Ma rimpiangere questo governo, no. Nemmeno i suoi più ferventi sostenitori lo faranno. I grillini perché una dimostrazione più eloquente della loro inettitudine non poteva essere data; i fascioleghisti perché già proiettati in un vagheggiato futuro di potere senza ingombri e senza ostacoli. Si vedrà.

Per intanto, occorre riconoscere che un bilancio dell’esperienza di governo affossata da Salvini è meno facile da tracciare di quanto sembri. Fallimentare, certo, e disonorevole. Ma non basta, se non si fa lo sforzo di mettere in relazione questi quattordici mesi disgraziati con i mutamenti della società italiana di cui sono stati espressione e motore.

Il governo Salvini (poiché Di Maio andrà ricordato soltanto per avere fatto raddoppiare i consensi a chi ne aveva meno della metà dei suoi) è stato il più a destra della storia repubblicana. Ancora più a destra dell’esecutivo Tambroni, 1960, sostenuto dall’appoggio decisivo dei neofascisti dell’Msi. Allora, però, la sollevazione di mezza Italia ne determinò la fine. Si dirà: era un Paese che eleggeva ancora in Parlamento i capi della Resistenza. E non è per nostalgia che il confronto con quello di oggi è impietoso: oggi un governo di estrema destra cade per propria mano, scommettendo sull’impennata di potenziali consensi generata dalla propria radicalizzazione. E vi sono fondate ragioni per ritenere che vi riuscirà.

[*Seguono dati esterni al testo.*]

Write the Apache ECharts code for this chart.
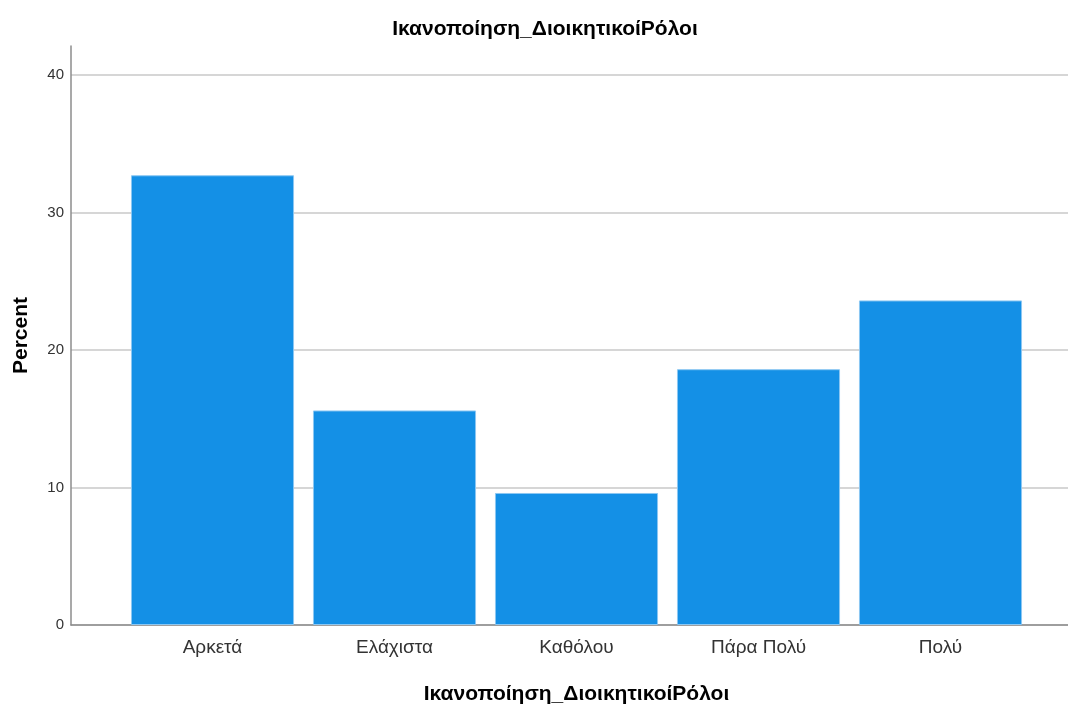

Addossare ai grillini la colpa di questo sviluppo sarebbe ingeneroso e al tempo stesso fuorviante, essendo loro stessi sintomo e manifestazione dello sconcerto e del disorientamento che si è impossessato di una società rancorosa e divisa. Ma al loro gruppo dirigente – drammaticamente inadeguato, a partire dai loro guru – è giusto chiedere conto del degrado di cui sono corresponsabili. Propostisi come forza rivoluzionaria, libertaria, rigeneratrice, sono stati gli utili idioti di un disegno reazionario e autoritario che ha avuto agio per consolidare le proprie fondamenta. A partire dalla scandalosa demonizzazione dell’immigrato.

Si potrebbe anche ragionare sulle inquietanti affinità tra lo stato di polizia tanto caro a Salvini e l’utopia informatica della Casaleggio Associati. Ma questo un’altra volta. Per ora basti constatare il suo più prosaico risultato: l’aggravata marginalizzazione di un Paese nel quale il distacco tra “politica” e “gente” (al cui rigetto si fa superficialmente risalire l’ascesa dei movimenti populisti) si è ribaltato in una “gentificazione” della politica, trionfo di pulsioni e cinismo. Dei quali è campione il Salvini, vincitore del momento.

Tanto sicuro di esserlo anche domani, da spingersi a chiedere agli italiani “i pieni poteri”. Ora: non sarà Mussolini, non sarà fascista, come si ostinano a precisare gli storici; ma prima di lui i pieni poteri li pretese solo il duce e li esercitò il fascismo. E a sempre più elettori sembra una richiesta del tutto normale. Anche così si suicida una democrazia.